### DATA PROVIDED ###

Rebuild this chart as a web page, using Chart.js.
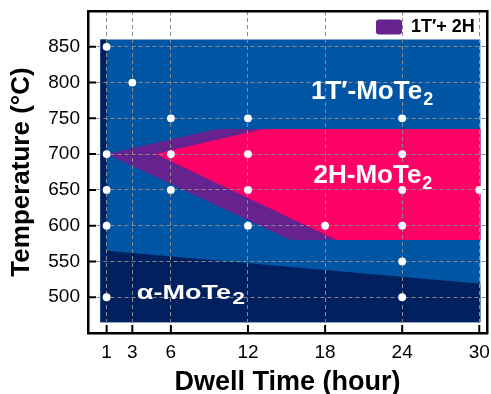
<!DOCTYPE html>
<html>
<head>
<meta charset="utf-8">
<script src="https://cdn.jsdelivr.net/npm/chart.js@4.4.1/dist/chart.umd.min.js"></script>
<style>
  html, body { margin: 0; padding: 0; background: #fff; }
</style>
</head>
<body>
<canvas id="phaseChart" width="491" height="394"></canvas>
<script>
const FONT = "'Liberation Sans', Arial, sans-serif";

const xTicks = [1, 3, 6, 12, 18, 24, 30];
const yTicks = [500, 550, 600, 650, 700, 750, 800, 850];

// growth runs (dwell hour, temperature)
const sampleHours = [1, 1, 1, 1, 1, 3, 6, 6, 6, 12, 12, 12, 12, 18, 24, 24, 24, 24, 24, 24, 30];
const sampleTemps = [850, 700, 650, 600, 500, 800, 750, 700, 650, 750, 700, 650, 600, 600, 750, 700, 650, 600, 550, 500, 650];

// phase boundaries
const outerHours = [0.5, 30.1];
const outerTemps = [860, 860];
const outerFloor = 465;
const alphaHours = [0.5, 1, 1, 30.1];
const alphaTemps = [860, 860, 565, 519];
const mixUpperHours = [1, 9.6, 30.1];
const mixUpperTemps = [700, 735, 735];
const mixLowerHours = [1, 15.3, 30.1];
const mixLowerTemps = [700, 580, 580];
const hexUpperHours = [4.8, 13.2, 30.1];
const hexUpperTemps = [700, 735, 735];
const hexLowerHours = [4.8, 18.9, 30.1];
const hexLowerTemps = [700, 580, 580];

const BLUE = "#0055A5";
const NAVY = "#00205F";
const PURPLE = "#66238F";
const PINK = "#FF0066";

const toPoints = (xs, ys) => xs.map((x, i) => ({ x, y: ys[i] }));

function boundary(label, xs, ys, color, fill) {
  return {
    label,
    data: toPoints(xs, ys),
    backgroundColor: color,
    borderColor: "transparent",
    borderWidth: 0,
    pointRadius: 0,
    fill,
  };
}

const phaseLabels = [
  { text: "1T′-MoTe", at: [16.9, 777], size: 26, subSize: 18, drop: 6, stretch: 1 },
  { text: "2H-MoTe", at: [17.1, 660], size: 26, subSize: 18, drop: 6, stretch: 1 },
  { text: "α-MoTe", at: [3.35, 497], size: 20, subSize: 17, drop: 5, stretch: 1.35 },
];

const phaseText = {
  id: "phaseText",
  afterDatasetsDraw(chart) {
    const { ctx, scales } = chart;
    phaseLabels.forEach((label) => {
      ctx.save();
      ctx.translate(scales.x.getPixelForValue(label.at[0]), scales.y.getPixelForValue(label.at[1]));
      ctx.scale(label.stretch, 1);
      ctx.fillStyle = "#fff";
      ctx.textBaseline = "alphabetic";
      ctx.font = `bold ${label.size}px ${FONT}`;
      ctx.fillText(label.text, 0, 0);
      const w = ctx.measureText(label.text).width;
      ctx.font = `bold ${label.subSize}px ${FONT}`;
      ctx.fillText("2", w + 1, label.drop);
      ctx.restore();
    });
  },
};

// tick marks point into the plot
const innerTicks = {
  id: "innerTicks",
  afterDraw(chart) {
    const { ctx, chartArea, scales } = chart;
    ctx.save();
    ctx.strokeStyle = "#000";
    ctx.lineWidth = 2;
    ctx.beginPath();
    scales.x.ticks.forEach((t) => {
      const px = scales.x.getPixelForValue(t.value);
      ctx.moveTo(px, chartArea.bottom);
      ctx.lineTo(px, chartArea.bottom - 8);
    });
    scales.y.ticks.forEach((t) => {
      const py = scales.y.getPixelForValue(t.value);
      ctx.moveTo(chartArea.left, py);
      ctx.lineTo(chartArea.left + 8, py);
    });
    ctx.stroke();
    ctx.restore();
  },
};

// legend sits in the top right corner of the plot
const legendCorner = {
  id: "legendCorner",
  afterLayout(chart) {
    const lg = chart.legend;
    const w = lg.width;
    const h = lg.height;
    lg.left = chart.chartArea.right - 118;
    lg.right = lg.left + w;
    lg.top = chart.chartArea.top;
    lg.bottom = lg.top + h;
  },
};

const frameAxis = (position, fit) => ({
  position,
  display: true,
  grid: { display: false },
  ticks: { display: false },
  border: { display: true, color: "#000", width: 2.5 },
  afterFit: fit,
});

new Chart(document.getElementById("phaseChart"), {
  type: "line",
  data: {
    datasets: [
      {
        label: "samples",
        data: toPoints(sampleHours, sampleTemps),
        showLine: false,
        pointRadius: 3.9,
        pointBackgroundColor: "#fff",
        pointBorderWidth: 0,
        borderColor: "#fff",
        fill: false,
      },
      boundary("2H-MoTe2", hexUpperHours, hexUpperTemps, PINK, "+1"),
      boundary("2H lower", hexLowerHours, hexLowerTemps, PINK, false),
      boundary("1T′+ 2H", mixUpperHours, mixUpperTemps, PURPLE, "+1"),
      boundary("mix lower", mixLowerHours, mixLowerTemps, PURPLE, false),
      boundary("α-MoTe2", alphaHours, alphaTemps, NAVY, { value: outerFloor }),
      boundary("1T′-MoTe2", outerHours, outerTemps, BLUE, { value: outerFloor }),
    ],
  },
  options: {
    responsive: false,
    animation: false,
    layout: { padding: { top: 11, right: 4, left: 0, bottom: 0 } },
    scales: {
      x: {
        type: "linear",
        min: -0.45,
        max: 30.6,
        afterBuildTicks: (s) => { s.ticks = xTicks.map((value) => ({ value })); },
        afterFit: (s) => { s.height = 61; s.paddingLeft = 0; s.paddingRight = 0; },
        ticks: { color: "#000", padding: 8, font: { family: FONT, size: 19 } },
        grid: { color: "#8a8a8a", lineWidth: 1, drawTicks: false },
        border: { display: true, color: "#000", width: 2.5, dash: [4, 3] },
        title: {
          display: true,
          text: "Dwell Time (hour)",
          color: "#000",
          font: { family: FONT, size: 27, weight: "bold" },
          padding: { top: 0, bottom: -5 },
        },
      },
      y: {
        min: 450,
        max: 900,
        afterBuildTicks: (s) => { s.ticks = yTicks.map((value) => ({ value })); },
        afterFit: (s) => { s.width = 88; s.paddingTop = 0; s.paddingBottom = 0; },
        ticks: { color: "#000", padding: 8, font: { family: FONT, size: 19 } },
        grid: { color: "#8a8a8a", lineWidth: 1, drawTicks: false },
        border: { display: true, color: "#000", width: 2.5, dash: [4, 3] },
        title: {
          display: true,
          text: "Temperature (°C)",
          color: "#000",
          font: { family: FONT, size: 26, weight: "bold" },
          padding: { top: 6, bottom: 0 },
        },
      },
      x2: frameAxis("top", (s) => { s.height = 0; s.paddingLeft = 0; s.paddingRight = 0; }),
      y2: frameAxis("right", (s) => { s.width = 0; s.paddingTop = 0; s.paddingBottom = 0; }),
    },
    plugins: {
      filler: { drawTime: "beforeDraw" },
      tooltip: { enabled: false },
      legend: {
        position: "chartArea",
        align: "start",
        labels: {
          filter: (item) => item.datasetIndex === 3,
          boxWidth: 26,
          boxHeight: 15,
          useBorderRadius: true,
          borderRadius: 3,
          color: "#000",
          padding: 7,
          font: { family: FONT, size: 18, weight: "bold" },
        },
      },
    },
  },
  plugins: [phaseText, innerTicks, legendCorner],
});
</script>
</body>
</html>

###

> [WHAT TO WORK ON]
Reproduce all of the material above word for word. Omit the pictures.

> [ANSWER TO THE PROBLEM]
Rebuild this chart as a web page, using Chart.js.
<!DOCTYPE html>
<html>
<head>
<meta charset="utf-8">
<script src="https://cdn.jsdelivr.net/npm/chart.js@4.4.1/dist/chart.umd.min.js"></script>
<style>
  html, body { margin: 0; padding: 0; background: #fff; }
</style>
</head>
<body>
<canvas id="phaseChart" width="491" height="394"></canvas>
<script>
const FONT = "'Liberation Sans', Arial, sans-serif";

const xTicks = [1, 3, 6, 12, 18, 24, 30];
const yTicks = [500, 550, 600, 650, 700, 750, 800, 850];

// growth runs (dwell hour, temperature)
const sampleHours = [1, 1, 1, 1, 1, 3, 6, 6, 6, 12, 12, 12, 12, 18, 24, 24, 24, 24, 24, 24, 30];
const sampleTemps = [850, 700, 650, 600, 500, 800, 750, 700, 650, 750, 700, 650, 600, 600, 750, 700, 650, 600, 550, 500, 650];

// phase boundaries
const outerHours = [0.5, 30.1];
const outerTemps = [860, 860];
const outerFloor = 465;
const alphaHours = [0.5, 1, 1, 30.1];
const alphaTemps = [860, 860, 565, 519];
const mixUpperHours = [1, 9.6, 30.1];
const mixUpperTemps = [700, 735, 735];
const mixLowerHours = [1, 15.3, 30.1];
const mixLowerTemps = [700, 580, 580];
const hexUpperHours = [4.8, 13.2, 30.1];
const hexUpperTemps = [700, 735, 735];
const hexLowerHours = [4.8, 18.9, 30.1];
const hexLowerTemps = [700, 580, 580];

const BLUE = "#0055A5";
const NAVY = "#00205F";
const PURPLE = "#66238F";
const PINK = "#FF0066";

const toPoints = (xs, ys) => xs.map((x, i) => ({ x, y: ys[i] }));

function boundary(label, xs, ys, color, fill) {
  return {
    label,
    data: toPoints(xs, ys),
    backgroundColor: color,
    borderColor: "transparent",
    borderWidth: 0,
    pointRadius: 0,
    fill,
  };
}

const phaseLabels = [
  { text: "1T′-MoTe", at: [16.9, 777], size: 26, subSize: 18, drop: 6, stretch: 1 },
  { text: "2H-MoTe", at: [17.1, 660], size: 26, subSize: 18, drop: 6, stretch: 1 },
  { text: "α-MoTe", at: [3.35, 497], size: 20, subSize: 17, drop: 5, stretch: 1.35 },
];

const phaseText = {
  id: "phaseText",
  afterDatasetsDraw(chart) {
    const { ctx, scales } = chart;
    phaseLabels.forEach((label) => {
      ctx.save();
      ctx.translate(scales.x.getPixelForValue(label.at[0]), scales.y.getPixelForValue(label.at[1]));
      ctx.scale(label.stretch, 1);
      ctx.fillStyle = "#fff";
      ctx.textBaseline = "alphabetic";
      ctx.font = `bold ${label.size}px ${FONT}`;
      ctx.fillText(label.text, 0, 0);
      const w = ctx.measureText(label.text).width;
      ctx.font = `bold ${label.subSize}px ${FONT}`;
      ctx.fillText("2", w + 1, label.drop);
      ctx.restore();
    });
  },
};

// tick marks point into the plot
const innerTicks = {
  id: "innerTicks",
  afterDraw(chart) {
    const { ctx, chartArea, scales } = chart;
    ctx.save();
    ctx.strokeStyle = "#000";
    ctx.lineWidth = 2;
    ctx.beginPath();
    scales.x.ticks.forEach((t) => {
      const px = scales.x.getPixelForValue(t.value);
      ctx.moveTo(px, chartArea.bottom);
      ctx.lineTo(px, chartArea.bottom - 8);
    });
    scales.y.ticks.forEach((t) => {
      const py = scales.y.getPixelForValue(t.value);
      ctx.moveTo(chartArea.left, py);
      ctx.lineTo(chartArea.left + 8, py);
    });
    ctx.stroke();
    ctx.restore();
  },
};

// legend sits in the top right corner of the plot
const legendCorner = {
  id: "legendCorner",
  afterLayout(chart) {
    const lg = chart.legend;
    const w = lg.width;
    const h = lg.height;
    lg.left = chart.chartArea.right - 118;
    lg.right = lg.left + w;
    lg.top = chart.chartArea.top;
    lg.bottom = lg.top + h;
  },
};

const frameAxis = (position, fit) => ({
  position,
  display: true,
  grid: { display: false },
  ticks: { display: false },
  border: { display: true, color: "#000", width: 2.5 },
  afterFit: fit,
});

new Chart(document.getElementById("phaseChart"), {
  type: "line",
  data: {
    datasets: [
      {
        label: "samples",
        data: toPoints(sampleHours, sampleTemps),
        showLine: false,
        pointRadius: 3.9,
        pointBackgroundColor: "#fff",
        pointBorderWidth: 0,
        borderColor: "#fff",
        fill: false,
      },
      boundary("2H-MoTe2", hexUpperHours, hexUpperTemps, PINK, "+1"),
      boundary("2H lower", hexLowerHours, hexLowerTemps, PINK, false),
      boundary("1T′+ 2H", mixUpperHours, mixUpperTemps, PURPLE, "+1"),
      boundary("mix lower", mixLowerHours, mixLowerTemps, PURPLE, false),
      boundary("α-MoTe2", alphaHours, alphaTemps, NAVY, { value: outerFloor }),
      boundary("1T′-MoTe2", outerHours, outerTemps, BLUE, { value: outerFloor }),
    ],
  },
  options: {
    responsive: false,
    animation: false,
    layout: { padding: { top: 11, right: 4, left: 0, bottom: 0 } },
    scales: {
      x: {
        type: "linear",
        min: -0.45,
        max: 30.6,
        afterBuildTicks: (s) => { s.ticks = xTicks.map((value) => ({ value })); },
        afterFit: (s) => { s.height = 61; s.paddingLeft = 0; s.paddingRight = 0; },
        ticks: { color: "#000", padding: 8, font: { family: FONT, size: 19 } },
        grid: { color: "#8a8a8a", lineWidth: 1, drawTicks: false },
        border: { display: true, color: "#000", width: 2.5, dash: [4, 3] },
        title: {
          display: true,
          text: "Dwell Time (hour)",
          color: "#000",
          font: { family: FONT, size: 27, weight: "bold" },
          padding: { top: 0, bottom: -5 },
        },
      },
      y: {
        min: 450,
        max: 900,
        afterBuildTicks: (s) => { s.ticks = yTicks.map((value) => ({ value })); },
        afterFit: (s) => { s.width = 88; s.paddingTop = 0; s.paddingBottom = 0; },
        ticks: { color: "#000", padding: 8, font: { family: FONT, size: 19 } },
        grid: { color: "#8a8a8a", lineWidth: 1, drawTicks: false },
        border: { display: true, color: "#000", width: 2.5, dash: [4, 3] },
        title: {
          display: true,
          text: "Temperature (°C)",
          color: "#000",
          font: { family: FONT, size: 26, weight: "bold" },
          padding: { top: 6, bottom: 0 },
        },
      },
      x2: frameAxis("top", (s) => { s.height = 0; s.paddingLeft = 0; s.paddingRight = 0; }),
      y2: frameAxis("right", (s) => { s.width = 0; s.paddingTop = 0; s.paddingBottom = 0; }),
    },
    plugins: {
      filler: { drawTime: "beforeDraw" },
      tooltip: { enabled: false },
      legend: {
        position: "chartArea",
        align: "start",
        labels: {
          filter: (item) => item.datasetIndex === 3,
          boxWidth: 26,
          boxHeight: 15,
          useBorderRadius: true,
          borderRadius: 3,
          color: "#000",
          padding: 7,
          font: { family: FONT, size: 18, weight: "bold" },
        },
      },
    },
  },
  plugins: [phaseText, innerTicks, legendCorner],
});
</script>
</body>
</html>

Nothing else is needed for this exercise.